▶ EXERCISE GOAL
Write out each line word for word. Drop pictures.
════════════════════
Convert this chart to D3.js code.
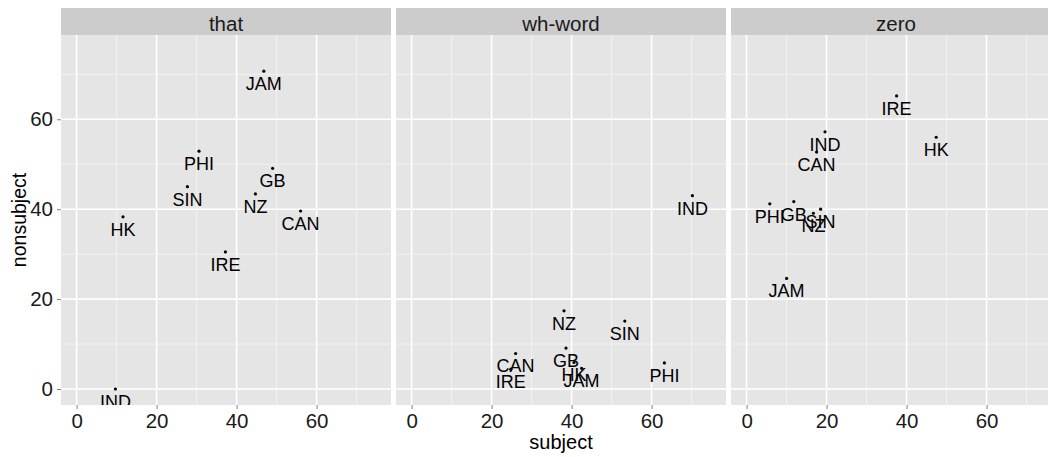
<!DOCTYPE html>
<html>
<head>
<meta charset="utf-8">
<script src="https://cdn.jsdelivr.net/npm/d3@7"></script>
<style>
  body { margin: 0; background: white; }
  text { font-family: "Liberation Sans", Arial, sans-serif; }
</style>
</head>
<body>
<script>
// data
const facets = ["that", "wh-word", "zero"];
const varieties = ["CAN", "GB", "HK", "IND", "IRE", "JAM", "NZ", "PHI", "SIN"];

const thatSubject    = [56.0, 49.0, 11.6, 9.7, 37.2, 46.8, 44.7, 30.6, 27.7];
const thatNonsubject = [39.6, 49.1, 38.3, 0.0, 30.5, 70.7, 43.4, 52.9, 45.0];

const whSubject      = [26.0, 38.6, 40.6, 70.2, 24.8, 42.5, 38.1, 63.2, 53.3];
const whNonsubject   = [7.9, 9.1, 5.9, 43.0, 4.4, 4.6, 17.4, 5.8, 15.1];

const zeroSubject    = [17.5, 11.8, 47.4, 19.6, 37.5, 10.0, 16.7, 5.8, 18.5];
const zeroNonsubject = [52.7, 41.7, 56.0, 57.2, 65.2, 24.6, 39.1, 41.2, 40.0];

const xTicks = [0, 20, 40, 60];
const yTicks = [0, 20, 40, 60];
const xMinor = [10, 30, 50, 70];
const yMinor = [10, 30, 50, 70];

function init() {
  const W = 1048, H = 457;
  const panelW = 330, panelTop = 35, panelBottom = 405, stripTop = 8;
  const panelLefts = [61, 396, 731];

  const series = [
    [thatSubject, thatNonsubject],
    [whSubject, whNonsubject],
    [zeroSubject, zeroNonsubject]
  ];

  const svg = d3.select("body").append("svg")
    .attr("width", W)
    .attr("height", H);

  const x = d3.scaleLinear().domain([-3.9, 78.6]).range([0, panelW]);
  const y = d3.scaleLinear().domain([-3.56, 78.75]).range([panelBottom - panelTop, 0]);
  const ph = panelBottom - panelTop;

  facets.forEach((f, i) => {
    const g = svg.append("g").attr("transform", `translate(${panelLefts[i]},${panelTop})`);

    g.append("clipPath").attr("id", "clip" + i)
      .append("rect").attr("width", panelW).attr("height", ph);

    g.append("rect")
      .attr("width", panelW)
      .attr("height", ph)
      .attr("fill", "#E5E5E5");

    // minor grid
    g.selectAll(".vminor").data(xMinor).enter().append("line")
      .attr("x1", d => x(d)).attr("x2", d => x(d))
      .attr("y1", 0).attr("y2", ph)
      .attr("stroke", "#F2F2F2").attr("stroke-width", 1);
    g.selectAll(".hminor").data(yMinor).enter().append("line")
      .attr("y1", d => y(d)).attr("y2", d => y(d))
      .attr("x1", 0).attr("x2", panelW)
      .attr("stroke", "#F2F2F2").attr("stroke-width", 1);

    // major grid
    g.selectAll(".vmajor").data(xTicks).enter().append("line")
      .attr("x1", d => x(d)).attr("x2", d => x(d))
      .attr("y1", 0).attr("y2", ph)
      .attr("stroke", "white").attr("stroke-width", 1.6);
    g.selectAll(".hmajor").data(yTicks).enter().append("line")
      .attr("y1", d => y(d)).attr("y2", d => y(d))
      .attr("x1", 0).attr("x2", panelW)
      .attr("stroke", "white").attr("stroke-width", 1.6);

    // strip
    svg.append("rect")
      .attr("x", panelLefts[i])
      .attr("y", stripTop)
      .attr("width", panelW)
      .attr("height", panelTop - stripTop)
      .attr("fill", "#CCCCCC");
    svg.append("text")
      .attr("x", panelLefts[i] + panelW / 2)
      .attr("y", 30.5)
      .attr("text-anchor", "middle")
      .attr("font-size", 20.5)
      .attr("fill", "#1A1A1A")
      .text(f);

    const pts = varieties.map((v, k) => ({ name: v, sx: series[i][0][k], sy: series[i][1][k] }));

    const plot = g.append("g").attr("clip-path", `url(#clip${i})`);
    plot.selectAll("circle").data(pts).enter().append("circle")
      .attr("cx", d => x(d.sx))
      .attr("cy", d => y(d.sy))
      .attr("r", 1.6)
      .attr("fill", "black");
    plot.selectAll("text").data(pts).enter().append("text")
      .attr("x", d => x(d.sx))
      .attr("y", d => y(d.sy) + 19)
      .attr("text-anchor", "middle")
      .attr("font-size", 18)
      .attr("fill", "black")
      .text(d => d.name);

    // x axis
    const xa = g.append("g").attr("transform", `translate(0,${ph})`)
      .call(d3.axisBottom(x).tickValues(xTicks).tickSize(4).tickPadding(4).tickFormat(d3.format("d")));
    xa.select(".domain").remove();
    xa.selectAll("line").attr("stroke", "#808080");
    xa.selectAll("text").attr("font-size", 20.5).attr("fill", "#1A1A1A")
      .attr("font-family", "Liberation Sans, Arial, sans-serif");

    if (i === 0) {
      const ya = g.append("g")
        .call(d3.axisLeft(y).tickValues(yTicks).tickSize(4).tickPadding(4).tickFormat(d3.format("d")));
      ya.select(".domain").remove();
      ya.selectAll("line").attr("stroke", "#808080");
      ya.selectAll("text").attr("font-size", 20.5).attr("fill", "#1A1A1A")
        .attr("font-family", "Liberation Sans, Arial, sans-serif");
    }
  });

  svg.append("text")
    .attr("x", panelLefts[1] + panelW / 2)
    .attr("y", 449)
    .attr("text-anchor", "middle")
    .attr("font-size", 20)
    .attr("fill", "black")
    .text("subject");

  svg.append("text")
    .attr("transform", `translate(25.5,${(panelTop + panelBottom) / 2}) rotate(-90)`)
    .attr("text-anchor", "middle")
    .attr("font-size", 19.5)
    .attr("fill", "black")
    .text("nonsubject");
}
init();
</script>
</body>
</html>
════════════════════
▶ RESULT FOR THIS TASK
Convert this chart to D3.js code.
<!DOCTYPE html>
<html>
<head>
<meta charset="utf-8">
<script src="https://cdn.jsdelivr.net/npm/d3@7"></script>
<style>
  body { margin: 0; background: white; }
  text { font-family: "Liberation Sans", Arial, sans-serif; }
</style>
</head>
<body>
<script>
// data
const facets = ["that", "wh-word", "zero"];
const varieties = ["CAN", "GB", "HK", "IND", "IRE", "JAM", "NZ", "PHI", "SIN"];

const thatSubject    = [56.0, 49.0, 11.6, 9.7, 37.2, 46.8, 44.7, 30.6, 27.7];
const thatNonsubject = [39.6, 49.1, 38.3, 0.0, 30.5, 70.7, 43.4, 52.9, 45.0];

const whSubject      = [26.0, 38.6, 40.6, 70.2, 24.8, 42.5, 38.1, 63.2, 53.3];
const whNonsubject   = [7.9, 9.1, 5.9, 43.0, 4.4, 4.6, 17.4, 5.8, 15.1];

const zeroSubject    = [17.5, 11.8, 47.4, 19.6, 37.5, 10.0, 16.7, 5.8, 18.5];
const zeroNonsubject = [52.7, 41.7, 56.0, 57.2, 65.2, 24.6, 39.1, 41.2, 40.0];

const xTicks = [0, 20, 40, 60];
const yTicks = [0, 20, 40, 60];
const xMinor = [10, 30, 50, 70];
const yMinor = [10, 30, 50, 70];

function init() {
  const W = 1048, H = 457;
  const panelW = 330, panelTop = 35, panelBottom = 405, stripTop = 8;
  const panelLefts = [61, 396, 731];

  const series = [
    [thatSubject, thatNonsubject],
    [whSubject, whNonsubject],
    [zeroSubject, zeroNonsubject]
  ];

  const svg = d3.select("body").append("svg")
    .attr("width", W)
    .attr("height", H);

  const x = d3.scaleLinear().domain([-3.9, 78.6]).range([0, panelW]);
  const y = d3.scaleLinear().domain([-3.56, 78.75]).range([panelBottom - panelTop, 0]);
  const ph = panelBottom - panelTop;

  facets.forEach((f, i) => {
    const g = svg.append("g").attr("transform", `translate(${panelLefts[i]},${panelTop})`);

    g.append("clipPath").attr("id", "clip" + i)
      .append("rect").attr("width", panelW).attr("height", ph);

    g.append("rect")
      .attr("width", panelW)
      .attr("height", ph)
      .attr("fill", "#E5E5E5");

    // minor grid
    g.selectAll(".vminor").data(xMinor).enter().append("line")
      .attr("x1", d => x(d)).attr("x2", d => x(d))
      .attr("y1", 0).attr("y2", ph)
      .attr("stroke", "#F2F2F2").attr("stroke-width", 1);
    g.selectAll(".hminor").data(yMinor).enter().append("line")
      .attr("y1", d => y(d)).attr("y2", d => y(d))
      .attr("x1", 0).attr("x2", panelW)
      .attr("stroke", "#F2F2F2").attr("stroke-width", 1);

    // major grid
    g.selectAll(".vmajor").data(xTicks).enter().append("line")
      .attr("x1", d => x(d)).attr("x2", d => x(d))
      .attr("y1", 0).attr("y2", ph)
      .attr("stroke", "white").attr("stroke-width", 1.6);
    g.selectAll(".hmajor").data(yTicks).enter().append("line")
      .attr("y1", d => y(d)).attr("y2", d => y(d))
      .attr("x1", 0).attr("x2", panelW)
      .attr("stroke", "white").attr("stroke-width", 1.6);

    // strip
    svg.append("rect")
      .attr("x", panelLefts[i])
      .attr("y", stripTop)
      .attr("width", panelW)
      .attr("height", panelTop - stripTop)
      .attr("fill", "#CCCCCC");
    svg.append("text")
      .attr("x", panelLefts[i] + panelW / 2)
      .attr("y", 30.5)
      .attr("text-anchor", "middle")
      .attr("font-size", 20.5)
      .attr("fill", "#1A1A1A")
      .text(f);

    const pts = varieties.map((v, k) => ({ name: v, sx: series[i][0][k], sy: series[i][1][k] }));

    const plot = g.append("g").attr("clip-path", `url(#clip${i})`);
    plot.selectAll("circle").data(pts).enter().append("circle")
      .attr("cx", d => x(d.sx))
      .attr("cy", d => y(d.sy))
      .attr("r", 1.6)
      .attr("fill", "black");
    plot.selectAll("text").data(pts).enter().append("text")
      .attr("x", d => x(d.sx))
      .attr("y", d => y(d.sy) + 19)
      .attr("text-anchor", "middle")
      .attr("font-size", 18)
      .attr("fill", "black")
      .text(d => d.name);

    // x axis
    const xa = g.append("g").attr("transform", `translate(0,${ph})`)
      .call(d3.axisBottom(x).tickValues(xTicks).tickSize(4).tickPadding(4).tickFormat(d3.format("d")));
    xa.select(".domain").remove();
    xa.selectAll("line").attr("stroke", "#808080");
    xa.selectAll("text").attr("font-size", 20.5).attr("fill", "#1A1A1A")
      .attr("font-family", "Liberation Sans, Arial, sans-serif");

    if (i === 0) {
      const ya = g.append("g")
        .call(d3.axisLeft(y).tickValues(yTicks).tickSize(4).tickPadding(4).tickFormat(d3.format("d")));
      ya.select(".domain").remove();
      ya.selectAll("line").attr("stroke", "#808080");
      ya.selectAll("text").attr("font-size", 20.5).attr("fill", "#1A1A1A")
        .attr("font-family", "Liberation Sans, Arial, sans-serif");
    }
  });

  svg.append("text")
    .attr("x", panelLefts[1] + panelW / 2)
    .attr("y", 449)
    .attr("text-anchor", "middle")
    .attr("font-size", 20)
    .attr("fill", "black")
    .text("subject");

  svg.append("text")
    .attr("transform", `translate(25.5,${(panelTop + panelBottom) / 2}) rotate(-90)`)
    .attr("text-anchor", "middle")
    .attr("font-size", 19.5)
    .attr("fill", "black")
    .text("nonsubject");
}
init();
</script>
</body>
</html>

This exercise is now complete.